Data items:
◇ ◇ ◇ ◇ ◇
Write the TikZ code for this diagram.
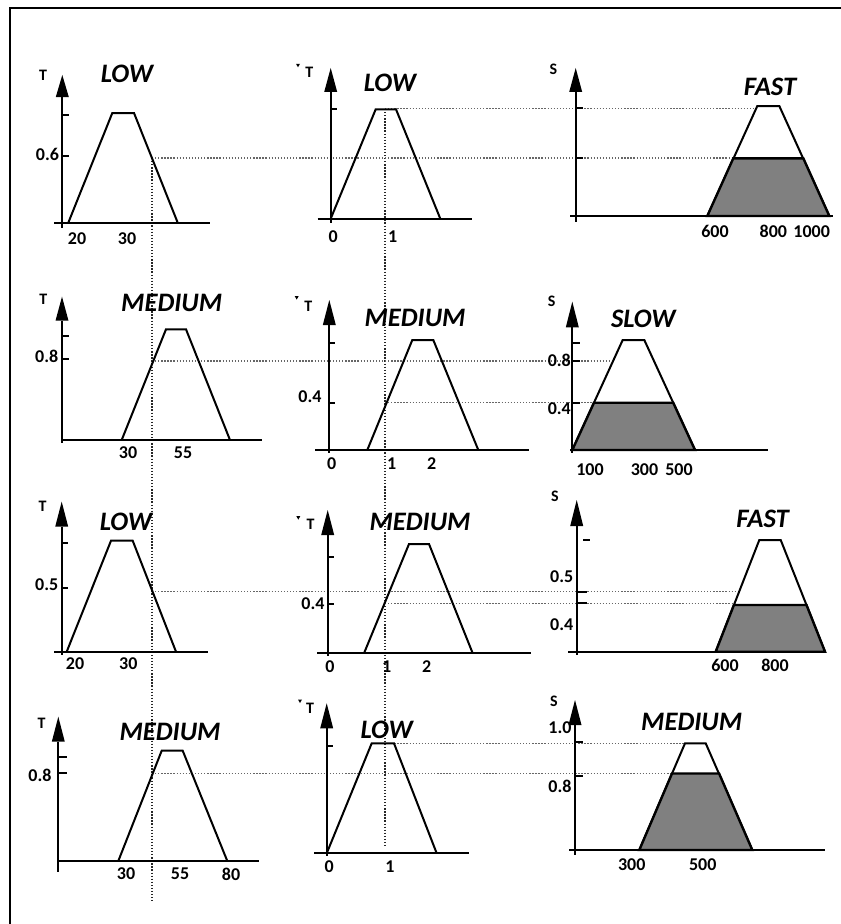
\documentclass[tikz,border=0pt]{standalone}
\usepackage{fontspec}
\setmainfont{Carlito}
\begin{document}
\begin{tikzpicture}[x=0.75pt,y=-0.75pt,
  ax/.style={line width=1.5pt},
  tk/.style={line width=1.5pt},
  trap/.style={line width=1.5pt,line join=miter},
  cutfill/.style={fill=black!50,draw=black,line width=1.8pt,line join=miter},
  dotv/.style={draw=black!85,line width=1.3pt,dash pattern=on 1pt off 1.3pt},
  doth/.style={draw=black!60,line width=1.1pt,dash pattern=on 1pt off 1.3pt},
  ttl/.style={inner sep=0pt,font=\fontsize{20}{24}\selectfont\bfseries\itshape},
  num/.style={inner sep=0pt,font=\fontsize{13.5}{16}\selectfont\bfseries},
  axl/.style={inner sep=0pt,font=\fontsize{12}{14}\selectfont\bfseries}]
\useasboundingbox (0,0) rectangle (841,924);
\newcommand\myarrow[3]{\fill (#1,#2) -- (#1+6.5,#3) -- (#1-6.5,#3) -- cycle;}
\newcommand\mytick[2]{\fill (#1-2,#2-2.2) -- (#1+2,#2-2.2) -- (#1,#2+1.3) -- cycle;}
% frame
\draw[line width=1pt] (10,924) -- (10,8) -- (841,8);

% ---------- dotted guide lines ----------
\draw[dotv] (151.7,158) -- (151.7,903);
\draw[dotv] (385,109) -- (385,847);
\draw[doth] (152,158) -- (735,158);
\draw[doth] (385,108.3) -- (757,108.3);
\draw[doth] (152,361) -- (611,361);
\draw[doth] (385,402.7) -- (597,402.7);
\draw[doth] (152,591.7) -- (736,591.7);
\draw[doth] (385,603.3) -- (734,603.3);
\draw[doth] (152,773.5) -- (671,773.5);
\draw[doth] (385,743.3) -- (685,743.3);

% ================= ROW 1 =================
% r1c1
\myarrow{62.3}{75}{97}
\draw[ax] (62.3,97) -- (62.3,228);
\draw[ax] (54,222.7) -- (210,222.7);
\draw[tk] (62.3,115) -- (69,115);
\draw[tk] (62.3,155.7) -- (69,155.7);
\draw[trap] (68.3,222.7) -- (112.3,113) -- (134,113) -- (177.7,222.7);
\node[axl] (a11) at (43,75) {T};
\node[ttl] (h11) at (127,74) {LOW};
\node[num] (y11) at (47.5,154) {0.6};
\node[num] (x11a) at (77,239) {20};
\node[num] (x11b) at (127,239) {30};
% r1c2
\myarrow{330.7}{68}{92}
\draw[ax] (330.7,92) -- (330.7,222.7);
\draw[ax] (317.7,218.7) -- (472.3,218.7);
\draw[tk] (330.7,109.3) -- (336.7,109.3);
\draw[trap] (330.7,218.7) -- (375.7,109.3) -- (396,109.3) -- (440.3,218.7);
\mytick{298}{66}
\node[axl] (a12) at (309.3,72.7) {T};
\node[ttl] (h12) at (390,82.7) {LOW};
\node[num] (x12a) at (333.3,236.7) {0};
\node[num] (x12b) at (392.7,236.7) {1};
% r1c3
\myarrow{575.7}{68}{92}
\draw[ax] (575.7,92) -- (575.7,221.7);
\draw[ax] (570,216) -- (833,216);
\draw[tk] (575.7,107.7) -- (583.3,107.7);
\draw[tk] (575.7,158.3) -- (583.3,158.3);
\draw[trap] (707.3,216) -- (757.3,106) -- (779.3,106) -- (829.3,216);
\draw[cutfill] (707.3,216) -- (733.3,158.3) -- (803.3,158.3) -- (829.3,216) -- cycle;
\node[axl] (a13) at (553.3,69) {S};
\node[ttl] (h13) at (770,87.3) {FAST};
\node[num] (x13a) at (715,231.7) {600};
\node[num] (x13b) at (773.3,231.7) {800};
\node[num] (x13c) at (811.7,231.7) {1000};

% ================= ROW 2 =================
% r2c1
\myarrow{62}{296.7}{320.7}
\draw[ax] (62,320.7) -- (62,443);
\draw[ax] (62,440) -- (262.3,440);
\draw[tk] (62,336) -- (69,336);
\draw[tk] (62,358.7) -- (69,358.7);
\draw[trap] (121.7,440) -- (166,329.3) -- (186,329.3) -- (230,440);
\node[axl] (a21) at (43.3,299.3) {T};
\node[ttl] (h21) at (171.7,303.3) {MEDIUM};
\node[num] (y21) at (46.7,356) {0.8};
\node[num] (x21a) at (128,453) {30};
\node[num] (x21b) at (183,453) {55};
% r2c2
\myarrow{329.3}{300}{325}
\draw[ax] (329.3,325) -- (329.3,453);
\draw[ax] (315,450) -- (529.3,450);
\draw[tk] (329.3,342.7) -- (335.3,342.7);
\draw[tk] (329.3,402.7) -- (335.3,402.7);
\draw[trap] (367.3,450) -- (412.3,340) -- (433.3,340) -- (478.3,450);
\mytick{296.7}{298.3}
\node[axl] (a22) at (308.3,306.7) {T};
\node[ttl] (h22) at (415,318.3) {MEDIUM};
\node[num] (y22) at (310,396.7) {0.4};
\node[num] (x22a) at (331.7,464) {0};
\node[num] (x22b) at (391.7,464) {1};
\node[num] (x22c) at (431.7,464) {2};
% r2c3
\myarrow{572.3}{301.7}{327.3}
\draw[ax] (572.3,327.3) -- (572.3,453);
\draw[ax] (570,450) -- (768,450);
\draw[tk] (572.3,342.7) -- (580,342.7);
\draw[tk] (572.3,361) -- (580,361);
\draw[tk] (572.3,402.7) -- (580,402.7);
\draw[trap] (572.3,450) -- (622.7,340) -- (644.3,340) -- (695,450);
\draw[cutfill] (572.3,450) -- (594,402.7) -- (673.2,402.7) -- (695,450) -- cycle;
\node[axl] (a23) at (551.7,301.7) {S};
\node[ttl] (h23) at (643.3,319) {SLOW};
\node[num] (y23a) at (559.3,360) {0.8};
\node[num] (y23b) at (559.3,408.3) {0.4};
\node[num] (x23a) at (590,470) {100};
\node[num] (x23b) at (644.5,470) {300};
\node[num] (x23c) at (679,470) {500};

% ================= ROW 3 =================
% r3c1
\myarrow{61.7}{501.7}{526.7}
\draw[ax] (61.7,526.7) -- (61.7,655);
\draw[ax] (54,651.7) -- (208.3,651.7);
\draw[tk] (61.7,543.3) -- (68.3,543.3);
\draw[tk] (61.7,588.3) -- (68.3,588.3);
\draw[trap] (66.7,651.7) -- (111,540.7) -- (132.7,540.7) -- (176,651.7);
\node[axl] (a31) at (42.7,506.7) {T};
\node[ttl] (h31) at (126,521.7) {LOW};
\node[num] (y31) at (46.7,584.3) {0.5};
\node[num] (x31a) at (75,663.3) {20};
\node[num] (x31b) at (128.3,663.3) {30};
% r3c2
\myarrow{327.7}{510}{535}
\draw[ax] (327.7,535) -- (327.7,656);
\draw[ax] (317.3,653.3) -- (530.7,653.3);
\draw[tk] (327.7,556.7) -- (334,556.7);
\draw[tk] (327.7,604.3) -- (334,604.3);
\draw[trap] (364,653.3) -- (409,544) -- (429,544) -- (472.7,653.3);
\mytick{298.3}{518.3}
\node[axl] (a32) at (310.7,524) {T};
\node[ttl] (h32) at (420,521.7) {MEDIUM};
\node[num] (y32) at (313,604) {0.4};
\node[num] (x32a) at (330,667) {0};
\node[num] (x32b) at (386.7,667) {1};
\node[num] (x32c) at (426.7,667) {2};
% r3c3
\myarrow{576.7}{500}{526}
\draw[ax] (576.7,526) -- (576.7,655);
\draw[ax] (568.3,651.7) -- (825,651.7);
\draw[tk] (583.3,540) -- (590,540);
\draw[tk] (576.7,591.7) -- (586.7,591.7);
\draw[tk] (576.7,603.3) -- (586.7,603.3);
\draw[trap] (715.7,651.7) -- (759.3,540) -- (780.7,540) -- (825,651.7);
\draw[cutfill] (715.7,651.7) -- (733.9,605) -- (806.5,605) -- (825,651.7) -- cycle;
\node[axl] (a33) at (555,496.7) {S};
\node[ttl] (h33) at (762.7,519) {FAST};
\node[num] (y33a) at (561.7,576.7) {0.5};
\node[num] (y33b) at (561.7,625) {0.4};
\node[num] (x33a) at (725,665) {600};
\node[num] (x33b) at (775,665) {800};

% ================= ROW 4 =================
% r4c1
\myarrow{58.3}{716.7}{741.7}
\draw[ax] (58.3,741.7) -- (58.3,871.7);
\draw[ax] (58.3,861) -- (259.3,861);
\draw[tk] (58.3,756.7) -- (66.7,756.7);
\draw[tk] (58.3,773.3) -- (66.7,773.3);
\draw[trap] (118.3,861) -- (161.7,750.7) -- (182.7,750.7) -- (227.3,861);
\node[axl] (a41) at (41.7,723.3) {T};
\node[ttl] (h41) at (170,731.7) {MEDIUM};
\node[num] (y41) at (40,775.7) {0.8};
\node[num] (x41a) at (126,874) {30};
\node[num] (x41b) at (180,874) {55};
\node[num] (x41c) at (231,874) {80};
% r4c2
\myarrow{326.7}{703.3}{728.3}
\draw[ax] (326.7,728.3) -- (326.7,856);
\draw[ax] (314.3,853.3) -- (469.3,853.3);
\draw[tk] (326.7,746) -- (333,746);
\draw[trap] (326.7,853.3) -- (371.7,743.3) -- (394,743.3) -- (436.7,853.3);
\mytick{300}{701.7}
\node[axl] (a42) at (310,708.3) {T};
\node[ttl] (h42) at (386.7,730) {LOW};
\node[num] (x42a) at (329.3,866.7) {0};
\node[num] (x42b) at (390,866.7) {1};
% r4c3
\myarrow{575}{700}{725}
\draw[ax] (575,725) -- (575,855);
\draw[ax] (569.3,850) -- (825,850);
\draw[tk] (575,741.7) -- (583.3,741.7);
\draw[tk] (575,776) -- (583.3,776);
\draw[trap] (639.3,850) -- (685,743.3) -- (705.7,743.3) -- (752.3,850);
\draw[cutfill] (639.3,850) -- (672,773.5) -- (719.1,773.5) -- (752.3,850) -- cycle;
\node[axl] (a43) at (554,701.7) {S};
\node[num] (y43a) at (560,727.3) {1.0};
\node[num] (y43b) at (560,786.7) {0.8};
\node[ttl] (h43) at (691.7,721.7) {MEDIUM};
\node[num] (x43a) at (631.7,865) {300};
\node[num] (x43b) at (702.7,865) {500};
\end{tikzpicture}
\end{document}
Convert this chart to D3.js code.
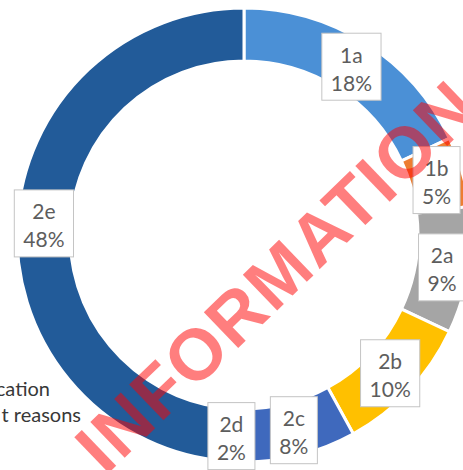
◇ ◇ ◇ ◇ ◇
▸ **EXERCISE TASK**:
Only the number is wanted: how many lines above include the word "code"?

▸ **TASK RESPONSE**:
2